El estudio de la Universidad de Sendai analiza también los condicionantes sociales, llegando a la conclusión de que son cruciales. “Las madres de niños con altos niveles de tiempo frente a la pantalla se caracterizaban por ser más jóvenes y tener unos ingresos familiares más bajos”, reza entre sus conclusiones. El nivel educativo o la depresión postparto también son factores que pueden disparar el uso de pantallas, señala. Criarse delante del televisor, o del móvil, en el fondo, es una cuestión de clase.
Dos décadas de convivencia con pantallas
Hace apenas 20 años la única pantalla que presidía una casa media era la televisión, en algunos casos un ordenador de sobremesa. Pero desde entonces la explosión tecnológica de móviles, tabletas y consolas ha hecho que su presencia sea casi ubicua. Los neurocientíficos empezaron a estudiar el impacto de las pantallas en los cerebros de los bebés hace unos años, intentando combatir o justificar los miedos y prejuicios con datos. El problema es que muchos de estos estudios analizaron las pantallas de forma genérica, sin diferenciar entre un vídeo educativo, una videollamada con un familiar o un chorro de clips virales de TikTok.
El estudio presente tampoco ha tenido en cuenta el contenido que consumen los bebés, pero puntualiza, señalando análisis anteriores, que ciertos vídeos pueden tener un aspecto educativo. “De hecho, un metaanálisis anterior demostró que un mayor uso [en general] de las pantallas estaba asociado con una disminución de las habilidades lingüísticas, mientras que el tiempo de pantalla dedicado a programas educativos se relacionaba con un aumento de estas habilidades”, señala el estudio.

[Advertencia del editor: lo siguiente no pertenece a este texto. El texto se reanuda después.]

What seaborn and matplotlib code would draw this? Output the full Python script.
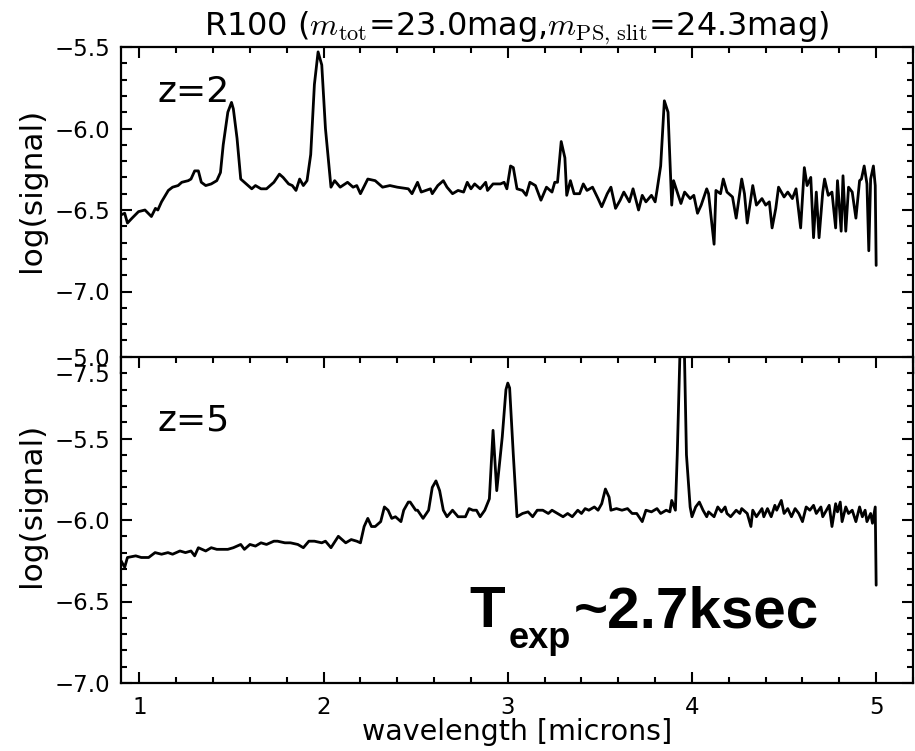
import matplotlib
matplotlib.use("Agg")
import matplotlib.pyplot as plt
from matplotlib.ticker import MultipleLocator
import pandas as pd
import seaborn as sns

# z=2 spectrum: wavelength [microns] and log(signal)
w_z2 = [0.90, 0.92, 0.935, 0.96, 0.995, 1.03, 1.065, 1.087, 1.10, 1.12, 1.157, 1.18,
        1.21, 1.23, 1.265, 1.28, 1.30, 1.32, 1.336, 1.36, 1.39, 1.42, 1.44, 1.455,
        1.48, 1.50, 1.51, 1.53, 1.55, 1.58, 1.61, 1.63, 1.66, 1.69, 1.73, 1.76,
        1.78, 1.81, 1.83, 1.85, 1.87, 1.89, 1.91, 1.93, 1.95, 1.97, 1.99, 2.01,
        2.04, 2.06, 2.09, 2.13, 2.16, 2.18, 2.20, 2.24, 2.28, 2.32, 2.36, 2.40,
        2.46, 2.48, 2.51, 2.53, 2.58, 2.59, 2.62, 2.65, 2.67, 2.70, 2.73, 2.76,
        2.78, 2.80, 2.82, 2.85, 2.88, 2.89, 2.92, 2.96, 2.98, 2.995, 3.015, 3.03,
        3.05, 3.08, 3.10, 3.12, 3.15, 3.18, 3.21, 3.24, 3.255, 3.27, 3.29, 3.31,
        3.32, 3.34, 3.36, 3.39, 3.41, 3.43, 3.46, 3.49, 3.51, 3.54, 3.56, 3.585,
        3.61, 3.63, 3.66, 3.68, 3.71, 3.73, 3.75, 3.78, 3.80, 3.81, 3.83, 3.85,
        3.87, 3.89, 3.90, 3.92, 3.94, 3.96, 3.99, 4.01, 4.03, 4.05, 4.08, 4.09,
        4.12, 4.13, 4.155, 4.17, 4.19, 4.22, 4.24, 4.27, 4.285, 4.30, 4.33, 4.35,
        4.38, 4.40, 4.42, 4.435, 4.455, 4.47, 4.50, 4.52, 4.545, 4.565, 4.59, 4.61,
        4.625, 4.645, 4.66, 4.675, 4.69, 4.71, 4.72, 4.74, 4.76, 4.78, 4.79, 4.81,
        4.82, 4.835, 4.85, 4.87, 4.89, 4.91, 4.92, 4.935, 4.95, 4.96, 4.97, 4.985,
        4.995, 5.00]
s_z2 = [-6.53, -6.52, -6.58, -6.55, -6.51, -6.50, -6.54, -6.49, -6.50, -6.45, -6.38, -6.36,
        -6.35, -6.33, -6.32, -6.31, -6.26, -6.26, -6.33, -6.35, -6.34, -6.32, -6.27, -6.10,
        -5.90, -5.84, -5.88, -6.06, -6.31, -6.34, -6.37, -6.35, -6.37, -6.37, -6.33, -6.28,
        -6.30, -6.34, -6.35, -6.38, -6.31, -6.35, -6.32, -6.16, -5.73, -5.53, -5.61, -6.00,
        -6.36, -6.32, -6.36, -6.33, -6.36, -6.35, -6.40, -6.31, -6.32, -6.36, -6.35, -6.36,
        -6.37, -6.40, -6.33, -6.39, -6.37, -6.40, -6.35, -6.32, -6.36, -6.40, -6.38, -6.39,
        -6.33, -6.37, -6.34, -6.37, -6.33, -6.38, -6.34, -6.34, -6.33, -6.37, -6.23, -6.24,
        -6.37, -6.38, -6.41, -6.33, -6.35, -6.44, -6.36, -6.39, -6.33, -6.33, -6.08, -6.18,
        -6.41, -6.32, -6.40, -6.40, -6.34, -6.38, -6.36, -6.43, -6.48, -6.40, -6.36, -6.49,
        -6.44, -6.39, -6.45, -6.37, -6.50, -6.41, -6.45, -6.41, -6.45, -6.38, -6.23, -5.83,
        -5.90, -6.47, -6.32, -6.39, -6.46, -6.39, -6.43, -6.41, -6.52, -6.47, -6.37, -6.40,
        -6.71, -6.38, -6.40, -6.31, -6.39, -6.42, -6.55, -6.31, -6.40, -6.58, -6.35, -6.47,
        -6.43, -6.47, -6.45, -6.61, -6.49, -6.36, -6.42, -6.39, -6.43, -6.37, -6.61, -6.24,
        -6.35, -6.30, -6.67, -6.39, -6.67, -6.39, -6.31, -6.41, -6.39, -6.61, -6.32, -6.63,
        -6.29, -6.63, -6.36, -6.39, -6.55, -6.32, -6.31, -6.23, -6.34, -6.75, -6.31, -6.23,
        -6.35, -6.84]

# z=5 spectrum
w_z5 = [0.90, 0.92, 0.935, 0.98, 1.01, 1.05, 1.085, 1.12, 1.155, 1.18, 1.22, 1.25,
        1.28, 1.30, 1.32, 1.36, 1.39, 1.42, 1.455, 1.48, 1.51, 1.55, 1.57, 1.60,
        1.63, 1.66, 1.69, 1.73, 1.75, 1.79, 1.82, 1.86, 1.89, 1.92, 1.95, 1.99,
        2.01, 2.04, 2.08, 2.10, 2.12, 2.15, 2.18, 2.20, 2.22, 2.24, 2.26, 2.28,
        2.31, 2.33, 2.35, 2.37, 2.39, 2.42, 2.435, 2.46, 2.47, 2.50, 2.51, 2.54,
        2.57, 2.59, 2.61, 2.63, 2.65, 2.67, 2.70, 2.73, 2.77, 2.79, 2.81, 2.83,
        2.85, 2.875, 2.90, 2.92, 2.94, 2.97, 2.99, 3.00, 3.01, 3.03, 3.05, 3.08, 3.11,
        3.135, 3.16, 3.19, 3.22, 3.24, 3.27, 3.30, 3.325, 3.35, 3.38, 3.40, 3.42,
        3.44, 3.47, 3.49, 3.51, 3.53, 3.55, 3.56, 3.59, 3.62, 3.65, 3.675, 3.70,
        3.73, 3.75, 3.78, 3.81, 3.83, 3.86, 3.88, 3.89, 3.91, 3.92, 3.94, 3.955,
        3.97, 3.99, 4.00, 4.02, 4.04, 4.06, 4.08, 4.09, 4.12, 4.14, 4.16, 4.18,
        4.19, 4.21, 4.24, 4.26, 4.27, 4.30, 4.32, 4.33, 4.35, 4.38, 4.39, 4.41,
        4.43, 4.45, 4.46, 4.485, 4.50, 4.52, 4.54, 4.56, 4.58, 4.60, 4.62, 4.64,
        4.66, 4.675, 4.70, 4.71, 4.73, 4.745, 4.76, 4.78, 4.79, 4.805, 4.815, 4.835,
        4.85, 4.87, 4.89, 4.91, 4.925, 4.94, 4.95, 4.97, 4.98, 4.995, 5.00]
s_z5 = [-6.25, -6.29, -6.23, -6.22, -6.23, -6.23, -6.20, -6.21, -6.20, -6.21, -6.19, -6.20,
        -6.19, -6.22, -6.17, -6.19, -6.17, -6.18, -6.18, -6.18, -6.17, -6.15, -6.18, -6.15,
        -6.16, -6.14, -6.15, -6.13, -6.13, -6.14, -6.14, -6.15, -6.17, -6.13, -6.13, -6.14,
        -6.13, -6.17, -6.10, -6.12, -6.14, -6.12, -6.13, -6.14, -6.04, -5.99, -6.04, -6.04,
        -6.01, -5.92, -5.94, -5.99, -5.98, -6.01, -5.94, -5.89, -5.89, -5.94, -5.94, -5.99,
        -5.94, -5.80, -5.76, -5.82, -5.94, -5.98, -5.94, -5.98, -5.98, -5.93, -5.94, -5.94,
        -5.98, -5.94, -5.87, -5.45, -5.82, -5.49, -5.20, -5.16, -5.19, -5.60, -5.98, -5.96, -5.95,
        -5.98, -5.94, -5.94, -5.96, -5.94, -5.96, -5.98, -5.96, -5.98, -5.94, -5.96, -5.93,
        -5.94, -5.92, -5.94, -5.90, -5.81, -5.86, -5.94, -5.93, -5.94, -5.93, -5.96, -5.96,
        -6.01, -5.94, -5.95, -5.93, -5.96, -5.94, -5.95, -5.88, -5.94, -5.60, -4.75, -4.75,
        -5.60, -5.92, -5.98, -5.92, -5.89, -5.94, -5.98, -5.95, -5.98, -5.92, -5.95, -5.92,
        -5.96, -5.98, -5.94, -5.96, -5.93, -5.96, -6.04, -5.94, -5.98, -5.93, -5.98, -5.93,
        -5.98, -5.91, -5.94, -5.88, -5.96, -5.93, -5.98, -5.93, -5.96, -6.01, -5.92, -5.94,
        -5.91, -5.96, -5.92, -5.98, -5.94, -5.91, -6.04, -5.90, -5.95, -5.89, -6.01, -5.92,
        -5.96, -5.94, -6.01, -5.92, -5.98, -5.94, -6.01, -5.96, -6.02, -5.92, -6.40]

x_ticks = [1, 2, 3, 4, 5]

sns.set_style("ticks")
plt.rcParams["font.family"] = ["DejaVu Sans"]
plt.rcParams.update({
    "text.color": "black", "axes.labelcolor": "black",
    "xtick.direction": "in", "ytick.direction": "in",
    "xtick.top": True, "ytick.right": True,
    "xtick.major.size": 8, "ytick.major.size": 8,
    "xtick.minor.size": 4.5, "ytick.minor.size": 4.5,
    "xtick.major.width": 1.5, "ytick.major.width": 1.5,
    "xtick.minor.width": 1.5, "ytick.minor.width": 1.5,
    "xtick.color": "black", "ytick.color": "black",
    "xtick.labelcolor": "black", "ytick.labelcolor": "black",
    "axes.edgecolor": "black", "axes.linewidth": 1.6,
    "xtick.labelsize": 16.5, "ytick.labelsize": 16.5,
    "xtick.major.pad": 9, "ytick.major.pad": 8,
})

W, H = 915, 751
fig = plt.figure(figsize=(W / 100, H / 100), dpi=100)


def axes_px(left, top, right, bottom):
    return fig.add_axes([left / W, 1 - bottom / H, (right - left) / W, (bottom - top) / H])


ax_top = axes_px(121, 47, 913, 373)
ax_bot = axes_px(121, 357, 913, 683)
ax_bot.set_facecolor("white")

panels = [
    (ax_top, w_z2, s_z2, (-7.5, -5.5), "z=2", -5.84, 0.561),
    (ax_bot, w_z5, s_z5, (-7.0, -5.0), "z=5", -5.45, 0.546),
]
for ax, w, s, ylim, label, ytxt, ylab_pos in panels:
    df = pd.DataFrame({"wavelength": w, "signal": s})
    sns.lineplot(data=df, x="wavelength", y="signal", ax=ax, color="black",
                 linewidth=2.0, estimator=None, sort=False)
    ax.set_xlim(0.9, 5.2)
    ax.set_ylim(*ylim)
    ax.set_xticks(x_ticks)
    ax.xaxis.set_minor_locator(MultipleLocator(0.2))
    ax.yaxis.set_major_locator(MultipleLocator(0.5))
    ax.yaxis.set_minor_locator(MultipleLocator(0.1))
    ax.tick_params(which="both", top=True, right=True, direction="in")
    ax.set_ylabel("log(signal)", fontsize=22.5)
    ax.yaxis.set_label_coords(-0.095, ylab_pos)
    ax.set_xlabel("")
    ax.text(1.10, ytxt, label, fontsize=26, va="baseline", ha="left")

ax_top.tick_params(labelbottom=False)
ax_bot.set_xlabel("wavelength [microns]", fontsize=20.5, labelpad=0)
ax_top.set_title(r"R100 ($m_{\rm tot}$=23.0mag,$m_{\rm PS,\,slit}$=24.3mag)",
                 fontsize=23, pad=8, math_fontfamily="cm")

# exposure time annotation
bold = dict(family="Liberation Sans", fontweight="bold", va="baseline", ha="left", color="black")
fig.text(469 / W, 1 - 627 / H, "T", fontsize=42, **bold)
fig.text(509 / W, 1 - 648 / H, "exp", fontsize=26, **bold)
fig.text(574 / W, 1 - 627 / H, "~2.7ksec", fontsize=42, **bold)

fig.savefig("out.png", dpi=100)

Las pantallas llevan poco tiempo entre nosotros y los neurocientíficos aún no tienen todas las respuestas. Lo que parece evidente es que las experiencias físicas y humanas son las que ayudan a mejorar las habilidades sociales y cognitivas de los niños. Las pantallas pueden ser un cómodo sucedáneo de estas experiencias, pero no tienen el mismo efecto. Así lo explicaba Patricia Kuhl, codirectora del Instituto de Aprendizaje y Ciencias del Cerebro de la Universidad de Washington, en un estudio de Unicef: “Lo que hemos descubierto es que los bebés de menos de un año, no aprenden de una pantalla. Aunque les enseñes vídeos cautivadores, la diferencia en el aprendizaje es extraordinaria. Obtienes un aprendizaje genial de un ser humano vivo, y obtienes cero aprendizaje de una máquina”.